There’s a real human at the trigger of the AA gun, Van Buiten explained, watching and listening for cues of an approaching aircraft from the VR simulator. It’s the roar of the rotor blades that typically tips off ground troops that a helicopter is approaching, especially the tail rotor — but the S-97 doesn’t have a tail rotor: Instead it has a pusher propeller, which is much quieter, and which can be switched off entirely for even quieter (if slower) flight. So, in test after test, Van Buiten said, the AA gunners don’t hear it coming until it’s very close, at which point it zooms past much faster than a regular helicopter, giving the gunners very little time to engage. As a result, he said, the simulations show a roughly 75 percent reduction in the number of hits.

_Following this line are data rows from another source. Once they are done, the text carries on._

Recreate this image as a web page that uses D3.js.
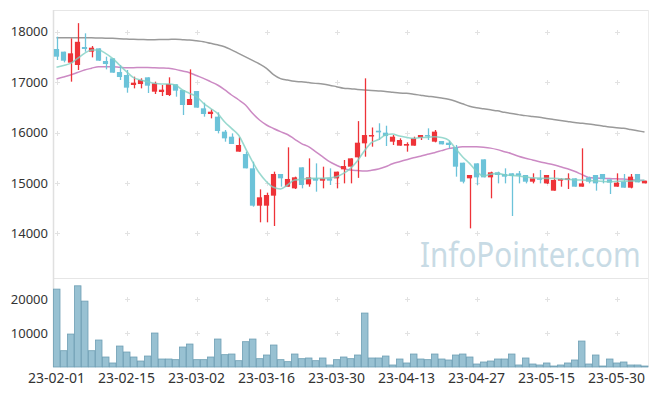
<!DOCTYPE html>
<html><head><meta charset="utf-8">
<script src="https://cdn.jsdelivr.net/npm/d3@7"></script>
<style>
html,body{margin:0;padding:0;background:#fff;}
svg{display:block;font-family:"Noto Sans",sans-serif;}
</style></head>
<body><svg id="c" width="657" height="396"></svg>
<script>
const dates = ["23-02-01","23-02-02","23-02-03","23-02-06","23-02-07","23-02-08","23-02-09","23-02-10","23-02-13","23-02-14",
"23-02-15","23-02-16","23-02-17","23-02-20","23-02-21","23-02-22","23-02-23","23-02-24","23-02-27","23-02-28",
"23-03-02","23-03-03","23-03-06","23-03-07","23-03-08","23-03-09","23-03-10","23-03-13","23-03-14","23-03-15",
"23-03-16","23-03-17","23-03-20","23-03-21","23-03-22","23-03-23","23-03-24","23-03-27","23-03-28","23-03-29",
"23-03-30","23-03-31","23-04-03","23-04-04","23-04-05","23-04-06","23-04-07","23-04-10","23-04-11","23-04-12",
"23-04-13","23-04-14","23-04-17","23-04-18","23-04-19","23-04-20","23-04-21","23-04-24","23-04-25","23-04-26",
"23-04-27","23-04-28","23-05-02","23-05-03","23-05-04","23-05-08","23-05-09","23-05-10","23-05-11","23-05-12",
"23-05-15","23-05-16","23-05-17","23-05-18","23-05-19","23-05-22","23-05-23","23-05-24","23-05-25","23-05-26",
"23-05-30","23-05-31","23-06-01","23-06-02","23-06-05"];

const open = [17657,17604,17386,17340,17697,17604,17670,17419,17472,17200,
17141,16943,16962,17095,16810,16804,16744,16956,16843,16546,
16823,16480,16367,16314,16017,15917,15620,15573,15289,14548,
14548,14747,15177,14925,14892,15309,14971,15090,15044,15090,
15090,15269,15322,15507,15785,15937,16036,15997,15818,15739,
15739,15739,15897,15950,15818,15831,15798,15706,15401,15091,
15388,15467,15110,15210,15177,15190,15190,15157,15024,15091,
14991,14846,15044,15058,15091,14925,15110,15157,15177,15071,
14925,15024,14905,15177,14991];
const high = [17902,17604,17868,18170,17968,17716,17670,17505,17472,17339,
17240,17108,17075,17095,17009,16943,17095,16956,16843,17253,
16823,16592,16460,16400,16050,15983,15904,15620,15421,14872,
14806,15223,15177,15706,15124,15309,15487,15388,15322,15289,
15223,15454,15487,16226,17075,16100,16183,16135,15950,15884,
15805,15917,15950,16083,16050,15831,15838,15752,15401,15157,
15388,15467,15223,15223,15289,15190,15236,15157,15190,15256,
15157,15256,15091,15190,15091,15686,15124,15157,15177,15071,
15190,15177,15177,15177,15044];
const low = [17439,17392,17009,17240,17604,17491,17420,17253,17187,17042,
16790,16876,16876,16784,16764,16724,16724,16711,16347,16546,
16493,16314,16281,15983,15818,15772,15620,15289,14528,14218,
14218,14145,14925,14925,14879,14892,14925,14826,14892,14958,
14892,14991,14991,15100,15520,15719,15851,15732,15752,15739,
15620,15739,15851,15851,15805,15765,15686,15124,14991,14098,
14958,15110,14694,14991,14991,14343,14991,14991,14991,14991,
14978,14846,14925,14879,14925,14925,14991,14846,14991,14780,
14925,14905,14892,15011,14991];
const close = [17505,17425,17571,17800,17657,17683,17425,17359,17187,17101,
16890,16989,17042,16929,16976,16850,16962,16830,16546,16665,
16493,16367,16413,16030,15884,15772,15752,15289,14548,14714,
14760,15177,15091,15078,15111,14958,15110,15044,15090,15044,
15223,15335,15487,15798,15950,15950,16003,15930,15917,15851,
15772,15884,15950,15930,16017,15765,15752,15322,15024,15157,
15110,15110,15210,15157,15124,15137,15144,15024,15091,15071,
15157,15058,15078,15091,14925,14991,15024,14991,15071,15005,
15005,14905,15124,15011,15044];
const volume = [22930,4800,9700,23900,19400,4800,7940,2940,1180,6170,
4410,2940,1760,3230,10000,2350,2350,2160,5880,6760,
2160,2160,2940,8230,3630,3820,1860,7450,8230,2450,
3530,6470,2160,1570,3820,2450,2650,1860,2650,590,
2160,2940,2450,3530,15880,2650,2650,3230,590,2350,
1180,3820,2350,2160,3820,2350,2060,3530,3820,2940,
880,1470,1760,2350,2350,3820,590,2650,880,590,
1180,290,590,1180,2060,7640,880,3530,290,2350,
1180,1470,590,590,290];
const ma5 = [17293,17330,17372,17470,17571,17637,17637,17571,17472,17339,
17207,17088,17042,17009,16976,16962,16962,16943,16843,16777,
16711,16579,16480,16380,16215,16083,15950,15686,15421,15190,
15024,14912,14879,14958,15058,15070,15090,15090,15090,15100,
15124,15190,15289,15440,15640,15800,15860,15950,15970,15930,
15904,15884,15900,15904,15917,15900,15850,15680,15520,15388,
15230,15137,15170,15190,15160,15150,15137,15120,15100,15095,
15090,15090,15080,15070,15060,15058,15050,15040,15030,15024,
15030,15035,15038,15045,15058];
const ma20 = [17062,17100,17141,17190,17240,17275,17306,17306,17306,17296,
17286,17286,17290,17290,17286,17280,17273,17253,17220,17187,
17130,17075,17010,16943,16850,16744,16650,16546,16380,16248,
16149,16080,16017,15960,15870,15780,15719,15620,15520,15421,
15350,15289,15256,15245,15236,15250,15275,15320,15380,15421,
15460,15500,15530,15570,15600,15640,15680,15700,15715,15719,
15715,15706,15690,15660,15620,15580,15530,15490,15455,15420,
15390,15360,15320,15280,15230,15170,15110,15095,15090,15085,
15080,15077,15065,15055,15044];
const ma60 = [17882,17882,17882,17882,17882,17880,17876,17872,17868,17860,
17855,17849,17846,17843,17842,17845,17848,17849,17843,17835,
17820,17802,17770,17740,17703,17640,17570,17500,17430,17360,
17273,17150,17070,17040,17015,17005,16990,16975,16962,16940,
16910,16880,16870,16855,16843,16835,16825,16815,16800,16785,
16777,16760,16740,16720,16705,16685,16660,16620,16570,16520,
16490,16470,16450,16430,16400,16375,16355,16335,16318,16301,
16280,16260,16240,16220,16200,16185,16169,16150,16130,16110,
16095,16083,16060,16035,16010];
const priceTicks = [14000,15000,16000,17000,18000];
const volTicks = [10000,20000];
const xTickEvery = 10;

const svg = d3.select("#c");
const L = 53, R = 648, T = 10, PB = 278, VT = 278, VB = 367;
const x = d3.scaleBand().domain(d3.range(dates.length)).range([L, R]).padding(0);
const cx = i => x(i) + x.bandwidth() / 2;
const y = d3.scaleLinear().domain([13113, 18431]).range([PB, T]);
const yv = d3.scaleLinear().domain([0, 26200]).range([VB, VT]);

const gridC = "#e2e2e2";
// frame
svg.append("line").attr("x1", L).attr("x2", R).attr("y1", T + 0.5).attr("y2", T + 0.5).attr("stroke", "#e6e6e6");
svg.append("line").attr("x1", L).attr("x2", R).attr("y1", VT + 0.5).attr("y2", VT + 0.5).attr("stroke", "#e6e6e6");
svg.append("line").attr("x1", L + 0.5).attr("x2", L + 0.5).attr("y1", T).attr("y2", VB).attr("stroke", "#e0e0e0").attr("stroke-width", 1.5);
svg.append("line").attr("x1", R + 0.5).attr("x2", R + 0.5).attr("y1", T).attr("y2", VB).attr("stroke", "#ececec");

const xt = d3.range(0, dates.length, xTickEvery);
// plus-mark grid
function plus(g, px, py) {
  g.append("path").attr("d", `M${px - 2.5},${py}H${px + 2.5}M${px},${py - 2.5}V${py + 2.5}`)
    .attr("stroke", gridC).attr("stroke-width", 1);
}
const gg = svg.append("g");
priceTicks.forEach(t => xt.forEach(i => plus(gg, Math.round(cx(i)) + 0.5, Math.round(y(t)) + 0.5)));
volTicks.forEach(t => xt.forEach(i => plus(gg, Math.round(cx(i)) + 0.5, Math.round(yv(t)) + 0.5)));

// watermark (narrowed horizontally)
svg.append("text").attr("transform", "translate(420,267) scale(0.87,1)").attr("font-size", 34)
  .attr("fill", "#c8dbe5").text("InfoPointer.com");

// y axis labels
const ya = svg.append("g").attr("transform", `translate(${L},0)`)
  .call(d3.axisLeft(y).tickValues(priceTicks).tickSize(0).tickPadding(5).tickFormat(d3.format("d")));
const yva = svg.append("g").attr("transform", `translate(${L},0)`)
  .call(d3.axisLeft(yv).tickValues(volTicks).tickSize(0).tickPadding(5).tickFormat(d3.format("d")));
[ya, yva].forEach(a => {
  a.select(".domain").remove();
  a.selectAll("text").attr("font-size", 13).attr("fill", "#333").attr("font-family", '"Noto Sans",sans-serif');
});
// x axis labels
const xa = svg.append("g").attr("transform", `translate(0,${VB})`)
  .call(d3.axisBottom(x).tickValues(xt).tickSize(0).tickPadding(6).tickFormat(i => dates[i]));
xa.select(".domain").remove();
xa.selectAll("text").attr("font-size", 14).attr("fill", "#333").attr("font-family", '"Noto Sans",sans-serif');

// MA lines
const line = arr => d3.line().x((d, i) => cx(i)).y(d => y(d)).curve(d3.curveMonotoneX)(arr);
svg.append("path").attr("d", line(ma60)).attr("fill", "none").attr("stroke", "#9a9a9a").attr("stroke-width", 1.5);
svg.append("path").attr("d", line(ma20)).attr("fill", "none").attr("stroke", "#cc8ac4").attr("stroke-width", 1.5);

// candles
const red = "#ee3338", blue = "#6cc3d9";
const cg = svg.append("g");
dates.forEach((d, i) => {
  const up = close[i] >= open[i];
  const col = up ? red : blue;
  const xc = Math.round(cx(i)) + 0.5;
  cg.append("line").attr("x1", xc).attr("x2", xc).attr("y1", y(high[i])).attr("y2", y(low[i]))
    .attr("stroke", col).attr("stroke-width", 1.3);
  const top = y(Math.max(open[i], close[i])), bot = y(Math.min(open[i], close[i]));
  cg.append("rect").attr("x", cx(i) - 2.6).attr("width", 5.2)
    .attr("y", top).attr("height", Math.max(1.5, bot - top)).attr("fill", col);
});
svg.append("path").attr("d", line(ma5)).attr("fill", "none").attr("stroke", "#80cfc3").attr("stroke-width", 1.6).attr("stroke-opacity", 0.8);

// volume
svg.append("g").selectAll("rect").data(volume).join("rect")
  .attr("x", (d, i) => x(i) + 0.5).attr("width", x.bandwidth() - 0.5)
  .attr("y", d => yv(d)).attr("height", d => VB - yv(d))
  .attr("fill", "#98c1d2").attr("stroke", "#6e9fb4").attr("stroke-width", 0.8);
</script></body></html>
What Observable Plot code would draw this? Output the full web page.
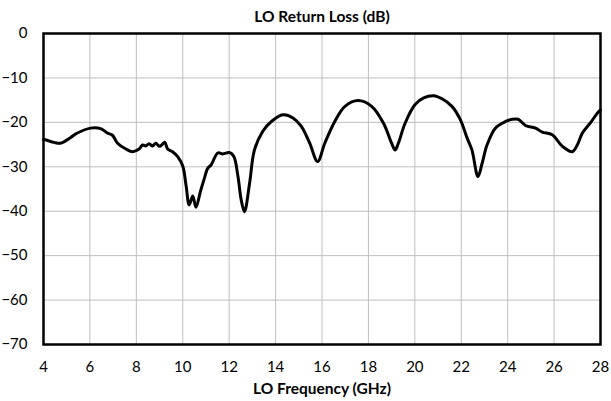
<!DOCTYPE html>
<html>
<head>
<meta charset="utf-8">
<script src="https://cdn.jsdelivr.net/npm/d3@7"></script>
<script src="https://cdn.jsdelivr.net/npm/@observablehq/plot@0.6"></script>
<style>
  html, body { margin: 0; padding: 0; background: #fff; }
  #chart svg { display: block; }
</style>
</head>
<body>
<div id="chart"></div>
<script>
const title = "LO Return Loss (dB)";
const xLabel = "LO Frequency (GHz)";
const xTicks = [4, 6, 8, 10, 12, 14, 16, 18, 20, 22, 24, 26, 28];
const yTicks = [0, -10, -20, -30, -40, -50, -60, -70];

const freqGHz = [
  4.0, 4.45, 4.73, 5.17, 5.46, 6.03, 6.46, 6.75, 6.97, 7.19, 7.55, 7.84, 8.12, 8.27, 8.41, 8.55, 8.70, 8.84, 8.99, 9.09, 9.23,
  9.35, 9.56, 9.78, 10.0, 10.14, 10.28, 10.43, 10.57, 10.76, 10.93, 11.08, 11.22, 11.51, 11.73, 12.01, 12.2, 12.38, 12.52,
  12.66, 12.88, 13.09, 13.45, 13.82, 14.32, 14.75, 15.11, 15.47, 15.81, 16.12, 16.55, 16.99, 17.56, 18.14, 18.65, 19.0,
  19.15, 19.29, 19.58, 20.01, 20.38, 20.81, 21.17, 21.6, 21.96, 22.25, 22.46, 22.72, 22.9, 23.11, 23.47, 23.91, 24.19,
  24.45, 24.77, 25.2, 25.49, 25.92, 26.36, 26.79, 27.0, 27.22, 27.58, 27.87, 28.0
];
const returnLossDb = [
  -23.8, -24.5, -24.7, -23.4, -22.4, -21.3, -21.4, -22.4, -22.9, -24.7, -26.0, -26.6, -26.0, -25.1, -25.3, -24.8, -25.3, -24.7, -25.4, -25.1, -24.5,
  -26.0, -26.6, -27.7, -29.8, -34.1, -38.6, -36.6, -39.1, -35.6, -32.6, -30.3, -29.6, -26.9, -27.1, -26.8, -27.7, -32.2, -37.5,
  -40.1, -33.7, -26.2, -22.0, -19.8, -18.3, -19.0, -20.9, -24.7, -28.8, -24.7, -19.8, -16.4, -15.1, -16.4, -20.2, -24.7,
  -26.2, -24.7, -20.2, -16.0, -14.5, -14.0, -14.7, -16.4, -19.4, -23.5, -26.2, -32.2, -29.2, -25.1, -21.3, -19.8, -19.3,
  -19.3, -20.7, -21.3, -22.2, -22.8, -25.4, -26.6, -25.1, -22.4, -20.0, -17.9, -17.2
];

const data = freqGHz.map((f, i) => ({f, db: returnLossDb[i]}));
const font = "Lato, 'Open Sans', sans-serif";

const chart = Plot.plot({
  width: 611,
  height: 401,
  marginLeft: 43,
  marginRight: 11,
  marginTop: 33,
  marginBottom: 57,
  style: {fontFamily: font, fontSize: "15px", color: "#000", background: "#fff"},
  x: {domain: [4, 28], ticks: xTicks, label: null},
  y: {domain: [-70, 0], ticks: yTicks, label: null},
  marks: [
    Plot.gridX(xTicks, {stroke: "#bfbfbf", strokeOpacity: 1, strokeWidth: 1}),
    Plot.gridY(yTicks, {stroke: "#bfbfbf", strokeOpacity: 1, strokeWidth: 1}),
    Plot.axisX({ticks: xTicks, tickSize: 0, tickPadding: 17, fontSize: 15, label: null}),
    Plot.axisY({ticks: yTicks, tickSize: 0, tickPadding: 16, fontSize: 15, label: null}),
    Plot.line(data, {x: "f", y: "db", stroke: "#000", strokeWidth: 3, curve: "catmull-rom"}),
    Plot.frame({stroke: "#000", strokeWidth: 2.5}),
    Plot.text([title], {frameAnchor: "top", lineAnchor: "middle", dy: -16, fontWeight: "bold", fontSize: 15.5}),
    Plot.text([xLabel], {frameAnchor: "bottom", lineAnchor: "middle", dy: 45, fontWeight: "bold", fontSize: 15.5})
  ]
});
document.getElementById("chart").append(chart);
</script>
</body>
</html>
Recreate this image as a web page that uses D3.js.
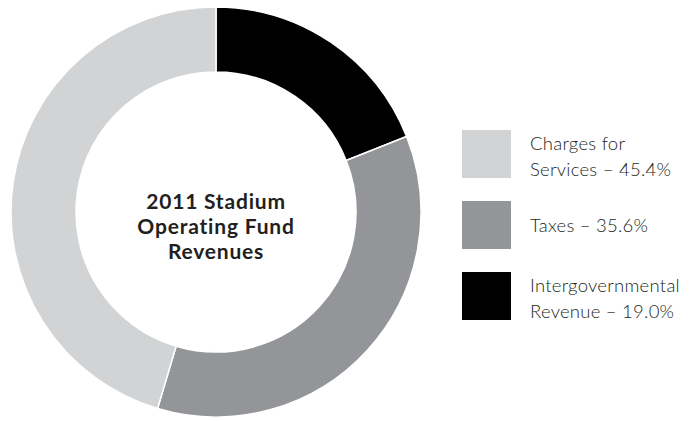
<!DOCTYPE html>
<html>
<head>
<meta charset="utf-8">
<script src="https://cdn.jsdelivr.net/npm/d3@7"></script>
<style>
  html, body { margin: 0; padding: 0; background: #fff; }
  svg { display: block; }
</style>
</head>
<body>
<svg id="chart" width="689" height="422"></svg>
<script>
// Revenue sources (clockwise from 12 o'clock)
const categories = ["Intergovernmental Revenue", "Taxes", "Charges for Services"];
const shares = [19.0, 35.6, 45.4];
const colors = ["#000000", "#939598", "#d1d3d4"];

// Legend order and wrapped label lines
const legendOrder = ["Charges for Services", "Taxes", "Intergovernmental Revenue"];
const legendLines = [
  ["Charges for", "Services – 45.4%"],
  ["Taxes – 35.6%"],
  ["Intergovernmental", "Revenue – 19.0%"]
];
const titleLines = ["2011 Stadium", "Operating Fund", "Revenues"];

const svg = d3.select("#chart");
const cx = 216, cy = 212, rOuter = 205, rInner = 140;

const color = d3.scaleOrdinal().domain(categories).range(colors);
const data = categories.map((c, i) => ({ name: c, value: shares[i] }));

const pie = d3.pie().value(d => d.value).sort(null);
const arc = d3.arc().innerRadius(rInner).outerRadius(rOuter);

const ring = svg.append("g").attr("transform", `translate(${cx},${cy})`);
ring.selectAll("path")
  .data(pie(data))
  .join("path")
  .attr("d", arc)
  .attr("fill", d => color(d.data.name))
  .attr("stroke", "#ffffff")
  .attr("stroke-width", 1.5);

// Centre title
ring.append("text")
  .attr("text-anchor", "middle")
  .attr("font-family", "Lato, 'Open Sans', sans-serif")
  .attr("font-weight", 700)
  .attr("font-size", 21)
  .attr("letter-spacing", 0.8)
  .attr("fill", "#231f20")
  .selectAll("tspan")
  .data(titleLines)
  .join("tspan")
  .attr("x", 0)
  .attr("y", (d, i) => -3 + i * 25)
  .text(d => d);

// Legend
const legend = svg.append("g").attr("transform", "translate(462,130)");
const rowY = d3.scalePoint().domain(legendOrder).range([0, 142]);

const rows = legend.selectAll("g")
  .data(legendOrder)
  .join("g")
  .attr("transform", d => `translate(0,${rowY(d)})`);

rows.append("rect")
  .attr("width", 49)
  .attr("height", 48)
  .attr("fill", d => color(d));

rows.append("text")
  .attr("font-family", "Lato, 'Open Sans', sans-serif")
  .attr("font-weight", 300)
  .attr("font-size", 18.5)
  .attr("letter-spacing", 0.25)
  .attr("fill", "#231f20")
  .each(function(d, i) {
    const lines = legendLines[i];
    const first = lines.length === 1 ? 31 : 20;
    d3.select(this).selectAll("tspan")
      .data(lines)
      .join("tspan")
      .attr("x", 68)
      .attr("y", (l, j) => first + j * 26)
      .text(l => l);
  });
</script>
</body>
</html>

Now, this simulation models a manually operated anti-aircraft gun, not a computer-controlled missile battery. But however sophisticated your opposition, it’s still beneficial to fly low, quiet, and fast, so they can’t hear or see you coming until the last moment as you rush past, minimizing their time to engage.
How fast is the S-97? Sikorsky is still pushing the test program, so they don’t know for sure. The Army wants the Future Attack Reconnaissance Aircraft to fly at sustained speeds of at least 207 mph (180 knots), and S-97 hits that mark in “almost every flight now,” Fell said. The Army’s objective speed is 236 mph (205 knots): S-97 has already managed 238 mph (207 knots), and it’ll go higher before testing is done.
“We’re continuing to make advances… every time we go out and fly,” Fell said.
Will S-97 meet the threshold Sikorsky originally set for itself, 253 mph (220 knots)? Maybe not, Fell acknowledged, depending on how the company can resolve some unexpected issues with drag.
But the S-97 is just an early prototype, not the Sikorsky’s final design for FARA. The company has an Army contract to develop that design, competing against archrival Bell, Boeing, Karem, and a team of AVX and L3. Two contenders will get awards in March to build full-up competitive prototypes. That aircraft, the company says confidently, will have the refined aerodynamics to break the 250 mph record set over three decades ago.